4 Experimental results

In the experiment, polarization contrast scattering spectra are obtained by placing a monochromator in front of the detector. The detector signal is fed to a lock-in amplifier and the white light source is mechanically chopped with the lock-in reference frequency. The signal is normalized by dividing the cross-polarized transmitted intensity on the antenna I ant by a co-polarized reference spectrum measured on the substrate I ref. In that way, we are able to correct for the spectral shape of the light used for excitation. The measured spectra for three gold dimer nanoantennas with arm lengths of (197 ± 5), (205 ± 5) and (213 ± 5) nm, a width of (45 ± 5) nm and gaps of (25 ± 5) nm are shown in Fig. 3a. The spectra exhibit a Lorentzian shape with a full width at half maximum of 140 nm. As expected, the resonance shifts to the red from 1237 to 1368 nm as the antenna arm length is increased from (197 ± 5) to (234 ± 5) nm (Fig. 3b). We further numerically calculate conventional scattering cross sections for antennas of the same length using the FDTD algorithm and extract plasmon resonance wavelengths. The numerically obtained values are presented together with the experimental results in Fig. 3b. To account for uncertainties in the fabrication and determination of the antenna arm widths (45 ± 5 nm) and gap sizes (25 ± 5 nm) due to the polycrystalline nature of the gold nanoantennas (Fig. 3b), we perform several numerical calculations for this range. For a given antenna length the upper limit (blue dots) of the resonance wavelength is given by the antenna which has a small width (40 nm) and a small gap (20 nm), whereas the lower limit (green dots) of the resonance wavelength is given by the antenna which has a large width (50 nm) and a large gap (30 nm).

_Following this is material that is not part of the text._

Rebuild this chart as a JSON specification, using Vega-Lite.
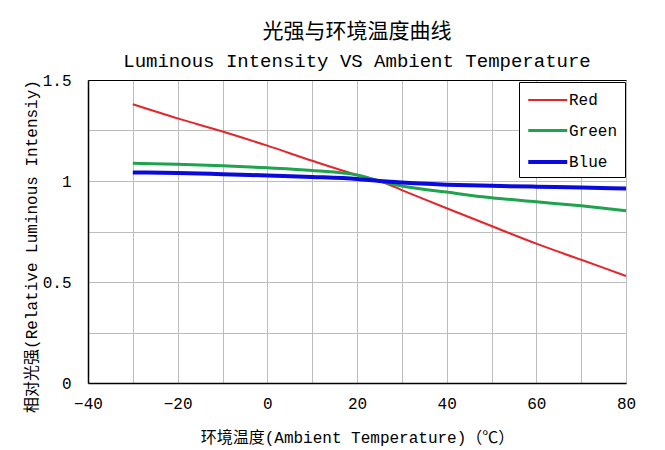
{
  "$schema": "https://vega.github.io/schema/vega-lite/v6.json",
  "autosize": "none",
  "width": 538,
  "height": 303,
  "padding": {"left": 88, "top": 80, "right": 39, "bottom": 67},
  "background": "white",
  "config": {"view": {"stroke": "#a0a0a0", "strokeWidth": 1}},
  "title": {
    "text": "光强与环境温度曲线",
    "subtitle": "Luminous Intensity VS Ambient Temperature",
    "font": "Noto Sans CJK SC",
    "fontSize": 21,
    "fontWeight": "normal",
    "color": "black",
    "subtitleFont": "Liberation Mono",
    "subtitleFontSize": 19,
    "subtitleColor": "black",
    "subtitlePadding": 10,
    "anchor": "middle",
    "frame": "group",
    "offset": 1
  },
  "data": {
    "values": [
      {"series": "Red", "temp": -30, "value": 1.38},
      {"series": "Red", "temp": -20, "value": 1.31},
      {"series": "Red", "temp": -10, "value": 1.245},
      {"series": "Red", "temp": 0, "value": 1.175},
      {"series": "Red", "temp": 10, "value": 1.10},
      {"series": "Red", "temp": 20, "value": 1.03},
      {"series": "Red", "temp": 25, "value": 1.0},
      {"series": "Red", "temp": 30, "value": 0.955},
      {"series": "Red", "temp": 40, "value": 0.865},
      {"series": "Red", "temp": 50, "value": 0.777},
      {"series": "Red", "temp": 60, "value": 0.69},
      {"series": "Red", "temp": 70, "value": 0.61},
      {"series": "Red", "temp": 80, "value": 0.53},
      {"series": "Green", "temp": -30, "value": 1.088},
      {"series": "Green", "temp": -20, "value": 1.083},
      {"series": "Green", "temp": -10, "value": 1.075},
      {"series": "Green", "temp": 0, "value": 1.065},
      {"series": "Green", "temp": 10, "value": 1.052},
      {"series": "Green", "temp": 20, "value": 1.03},
      {"series": "Green", "temp": 25, "value": 1.0},
      {"series": "Green", "temp": 30, "value": 0.975},
      {"series": "Green", "temp": 40, "value": 0.945},
      {"series": "Green", "temp": 50, "value": 0.917},
      {"series": "Green", "temp": 60, "value": 0.897},
      {"series": "Green", "temp": 70, "value": 0.877},
      {"series": "Green", "temp": 80, "value": 0.853},
      {"series": "Blue", "temp": -30, "value": 1.042},
      {"series": "Blue", "temp": -20, "value": 1.04},
      {"series": "Blue", "temp": -10, "value": 1.034},
      {"series": "Blue", "temp": 0, "value": 1.027},
      {"series": "Blue", "temp": 10, "value": 1.02},
      {"series": "Blue", "temp": 20, "value": 1.01},
      {"series": "Blue", "temp": 25, "value": 1.0},
      {"series": "Blue", "temp": 30, "value": 0.992},
      {"series": "Blue", "temp": 40, "value": 0.982},
      {"series": "Blue", "temp": 50, "value": 0.976},
      {"series": "Blue", "temp": 60, "value": 0.972},
      {"series": "Blue", "temp": 70, "value": 0.968},
      {"series": "Blue", "temp": 80, "value": 0.963}
    ]
  },
  "mark": {"type": "line", "interpolate": "monotone"},
  "encoding": {
    "x": {
      "field": "temp",
      "type": "quantitative",
      "scale": {"domain": [-40, 80], "nice": false, "zero": false},
      "axis": {
        "values": [-40, -30, -20, -10, 0, 10, 20, 30, 40, 50, 60, 70, 80],
        "labelExpr": "datum.value % 20 === 0 ? datum.label : ''",
        "grid": true,
        "gridColor": "#bdbdbd",
        "gridWidth": 1,
        "domainColor": "black",
        "domainWidth": 1.5,
        "ticks": false,
        "labelFont": "Liberation Mono",
        "labelFontSize": 16,
        "labelColor": "black",
        "labelPadding": 12,
        "labelFlush": false,
        "labelOverlap": false,
        "title": "环境温度(Ambient Temperature)（℃）",
        "titleFont": "Liberation Mono, Noto Sans CJK SC",
        "titleFontSize": 16,
        "titleFontWeight": "normal",
        "titleColor": "black",
        "titleY": 54,
        "titleBaseline": "middle"
      }
    },
    "y": {
      "field": "value",
      "type": "quantitative",
      "scale": {"domain": [0, 1.5], "nice": false},
      "axis": {
        "values": [0, 0.25, 0.5, 0.75, 1, 1.25, 1.5],
        "format": "~g",
        "labelExpr": "(datum.value * 4) % 2 === 0 ? datum.label : ''",
        "grid": true,
        "gridColor": {"condition": {"test": "datum.value === 1.5", "value": "black"}, "value": "#bdbdbd"},
        "gridWidth": 1,
        "domainColor": "black",
        "domainWidth": 1.5,
        "ticks": false,
        "labelFont": "Liberation Mono",
        "labelFontSize": 16,
        "labelColor": "black",
        "labelPadding": 17,
        "labelFlush": false,
        "labelOverlap": false,
        "title": "相对光强(Relative Luminous Intensiy)",
        "titleFont": "Liberation Mono, Noto Sans CJK SC",
        "titleFontSize": 16,
        "titleFontWeight": "normal",
        "titleColor": "black",
        "titleAngle": -90,
        "titleX": -57,
        "titleY": 166,
        "titleAlign": "center",
        "titleBaseline": "middle"
      }
    },
    "color": {
      "field": "series",
      "type": "nominal",
      "sort": ["Red", "Green", "Blue"],
      "scale": {"domain": ["Red", "Green", "Blue"], "range": ["#e3262b", "#1ea34f", "#0a0adc"]},
      "legend": {
        "orient": "none",
        "legendX": 431,
        "legendY": 2,
        "title": null,
        "fillColor": "white",
        "strokeColor": "black",
        "padding": 7,
        "symbolType": "M-1,0L3,0",
        "symbolSize": 380,
        "symbolStrokeWidth": 3.5,
        "labelFont": "Liberation Mono",
        "labelFontSize": 16,
        "labelColor": "black",
        "labelOffset": 19,
        "rowPadding": 11
      }
    },
    "strokeWidth": {
      "field": "series",
      "type": "ordinal",
      "sort": ["Red", "Green", "Blue"],
      "scale": {"domain": ["Red", "Green", "Blue"], "range": [2, 4, 4]},
      "legend": null
    }
  }
}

As can be seen from Fig. 3b, there is an excellent agreement between calculation and experiment. Indeed, polarization contrast scattering spectroscopy can be used to determine the plasmon resonance of single metal nanoantennas.

Fig. 3
figure 3

a Measured polarization contrast scattering spectra of single gold dimer nanoantennas of 45 nm width, 25 nm gaps and different length, exhibiting resonances in the infrared. b Spectral positions of measured plasmon resonances of gold dimer nanoantennas with increasing arm length, a width of 45 nm, and gaps of 25 nm (violet dots). Also shown are the corresponding results extracted from calculated conventional scattering cross sections for a width of 40 nm and gap of 20 nm (blue dots), as well as for 50 nm wide antennas with a gap of 30 nm (green dots), i.e. the upper and lower limits in accordance with the experimental uncertainties in width and gap size (red shaded area). Inset Scanning electron microscope (SEM) image of a gold dimer nanoantenna. The scale bar corresponds to 200 nm

Full size image

We further demonstrate the validity of the new polarization contrast scattering technique by performing experiments in the visible regime. In this case, darkfield scattering spectroscopy can be performed and the plasmon resonances obtained by the two experimental techniques can be readily compared. As can be seen in Figure S1 (supporting information) we obtain a very good agreement between both techniques within measurement uncertainties of ±9 nm for both the spectral position and the full width at half maximum.

5 Conclusions

In conclusion, we have demonstrated polarization contrast scattering microscopy as an easy method to image nanoantennas with an enhanced contrast as compared to transmission microscopy. We successfully applied the technique to measure plasmon resonance spectra in the visible and infrared with a low background. We have compared the obtained results to darkfield scattering spectroscopy and FDTD simulations and found an excellent agreement. Polarization contrast scattering spectroscopy only requires two polarizers and does not rely on angular filtering or modulation techniques. Therefore, it can be easily integrated in existing experiments and provides a cheap, simple, and robust way for the in situ characterization of single plasmonic nanoantennas.